Henry Shefflin – Winning review: the science of sporting success

The Kilkenny hurler digs into the psychology of winning – apparently, it’s all in our heads

Henry Shefflin and Shane Lowry in Henry Shefflin – Winning (RTÉ One, Monday)

Henry Shefflin and Shane Lowry in Henry Shefflin – Winning (RTÉ One, Monday)

 

Are you a winner or a loser? Is your theme song We Are the Champions or I’m A Loser? Would you like to change the tune and become a real winner? Then who better than Kilkenny hurling legend Henry Shefflin to give you the GAA guide to winning? Well, no one, obviously - he is one of the all-time greats of the sport. Okay, sending a multiple All-Ireland winner to find out how to be a sporting success is kind of like sending Brad Pitt off to find out how to be a Hollywood A-lister, or sending Harry Potter to learn how to cast magic spells. They already know how. Surely they should send a loser - or a muggle - instead.

Actually, Shefflin has no idea how he became a winner - all he knows is that it feels pretty good to win, and that’s what drove him on through his brilliant career. So he goes on a quest to discover the inner workings of success in Henry Shefflin – Winning (Monday, RTÉ One). Sort of like Superman trying to learn how he became the Man of Steel. Shefflin wants to know what goes on inside people’s heads when they’re winning, and what chemical reactions happen inside their bodies. Do the same reactions happen in other competitive pursuits, such as business or politics? Can success be broken down into a formula that anyone can apply, or is winning the preserve of the elite few who possess superhuman powers of self-belief?
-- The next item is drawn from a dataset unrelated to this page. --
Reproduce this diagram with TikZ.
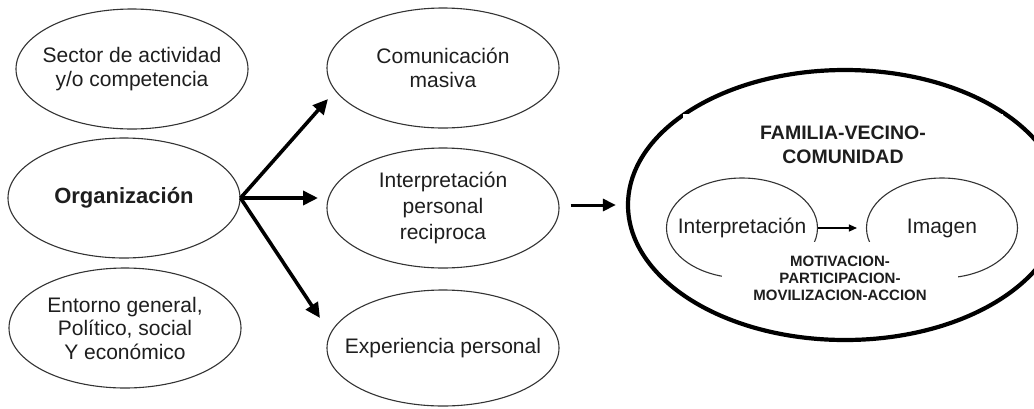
\documentclass[tikz,border=0pt]{standalone}
\usepackage{fontspec}
\setmainfont{Liberation Sans}
\usetikzlibrary{shapes.geometric,arrows.meta}
\definecolor{ink}{HTML}{1E1E1E}
\definecolor{edge}{HTML}{333333}
\tikzset{
  oval/.style={ellipse, draw=edge, line width=1.1pt, inner sep=0pt, minimum width=232pt, minimum height=120pt},
  inoval/.style={ellipse, draw=edge, line width=1.1pt, inner sep=0pt, minimum width=151pt, minimum height=100pt},
  txt/.style={align=center, text=ink, font=\fontsize{21}{24.5}\selectfont, inner sep=0pt},
  boldtxt/.style={align=center, text=ink, font=\fontsize{22}{25}\selectfont\bfseries, inner sep=0pt},
  bigarrow/.style={line width=3.6pt, -{Triangle[length=15pt,width=14pt]}, draw=black},
  thinarrow/.style={line width=1.2pt, -{Triangle[length=8pt,width=7pt]}, draw=black},
}
\begin{document}
\begin{tikzpicture}[x=1pt,y=-1pt]
\useasboundingbox (0,0) rectangle (1034,408);
\clip (0,0) rectangle (1034,408);
\fill[white] (0,0) rectangle (1034,408);

% left column
\node[oval] (sec) at (132,69) {};
\node[txt] at (sec) {Sector de actividad\\ y/o competencia};
\node[oval] (org) at (124,198) {};
\node[boldtxt] at (org) {Organización};
\node[oval] (ent) at (125,328) {};
\node[txt, font=\fontsize{21}{23.5}\selectfont] at (ent) {Entorno general,\\ Político, social\\ Y económico};

% middle column
\node[oval] (com) at (443,68) {};
\node[txt] at (com) {Comunicación\\ masiva};
\node[oval] (ip) at (443,208) {};
\node[txt, font=\fontsize{21}{26}\selectfont] at (ip) {Interpretación\\ personal\\ reciproca};
\node[oval, minimum height=116pt] (exp) at (443,348) {};
\node[txt] at (exp) {Experiencia personal};

% arrows from Organización
\coordinate (a1) at (328,99);
\coordinate (a2) at (318,198);
\coordinate (a3) at (320,318);
\draw[bigarrow] (org.east) -- (a1);
\draw[bigarrow] (org.east) -- (a2);
\draw[bigarrow] (org.east) -- (a3);

% big ellipse
\node[ellipse, draw=black, line width=4.2pt, inner sep=0pt, minimum width=434pt, minimum height=270pt] (big) at (845,205) {};
\fill[white] (683,114) rectangle (1003,170);
\node[boldtxt, font=\fontsize{19.5}{24}\selectfont\bfseries] (fam) at (843,145) {FAMILIA-VECINO-\\ COMUNIDAD};

\draw[line width=3pt, -{Triangle[length=13pt,width=12pt]}, shorten <=11pt, shorten >=10pt] (ip.east |- big.west) -- (big.west);

% inner ellipses
\node[inoval] (ii) at (742,228) {};
\node[inoval] (im) at (942,228) {};
\fill[white] (722,242) rectangle (958,305);
\node[txt] at (ii) {Interpretación};
\node[txt] at (im) {Imagen};
\draw[thinarrow, shorten >=9pt] (ii.east) -- (im.west);
\node[align=center, text=ink, font=\fontsize{15}{17}\selectfont\bfseries, inner sep=0pt] (mot) at (840,278) {MOTIVACION-\\ PARTICIPACION-\\ MOVILIZACION-ACCION};
\end{tikzpicture}
\end{document}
Sprint this way and we’ll find out.

Shefflin talks to various boffins, who reveal the role of such chemicals as dopamine, which stimulates the reward centres of our brains, cortisol, which feeds the fear of losing, and testosterone, which gets us all fired up to vanquish the opposition. He meets other people who have been successful in their sporting field, including rugby legend Paul O’Connell, Olympic runner Sonia O’Sullivan and golf international Shane Lowry. Yes, you need to train hard, yes, you need to develop your skill, and yes, you need to have the right mental attitude. It probably won’t surprise you to find it’s not rocket science. Search for the hero inside yourself, don’t stop believin’ and reach for the stars seems to be the (musical) message here.
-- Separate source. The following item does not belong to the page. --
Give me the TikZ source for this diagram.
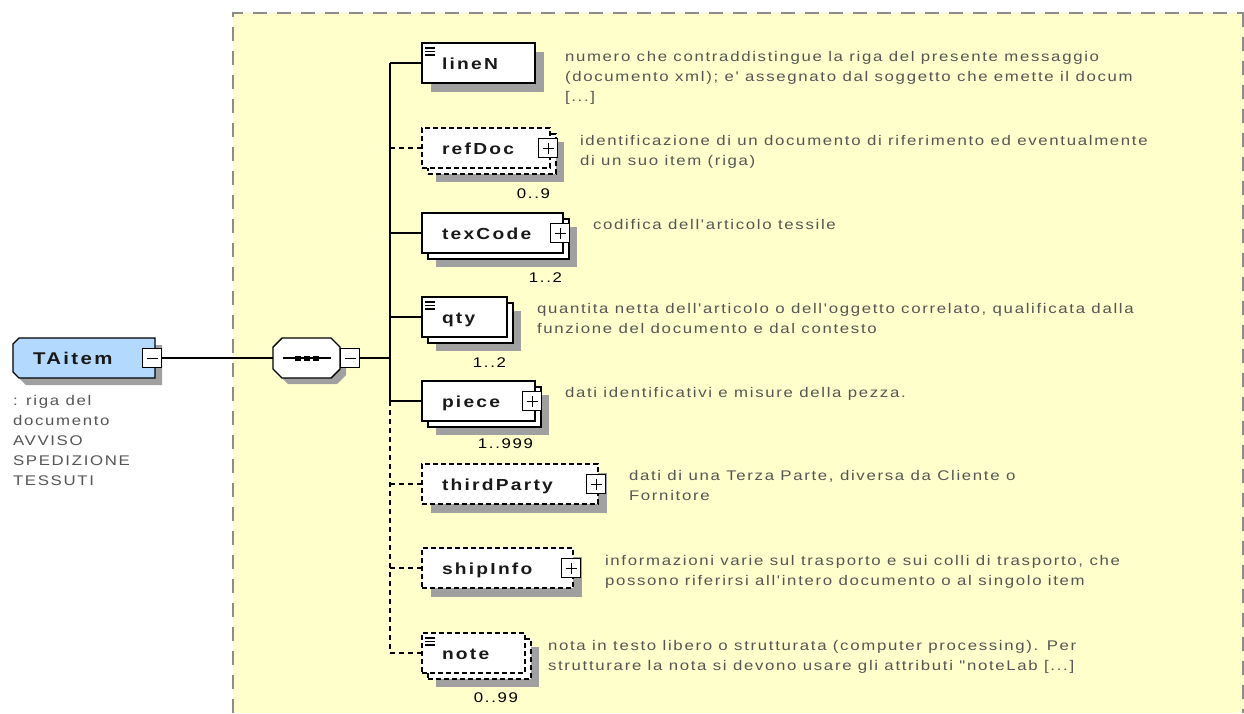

Visiting the Phoenix Park to watch the deer rutting is probably labouring the point a bit, and the visit to Wall Street to see the stockbrokers squaring up was a bit surplus to requirements (we’ve seen Wolf of Wall Street), but we did learn that too much business success can create a “bubble” which will eventually burst and leave us all in negative equity, and that too much political power can lead to Enda Kenny thinking he’s god’s gift to the Irish electorate. But you can never win too many All-Irelands. Obviously.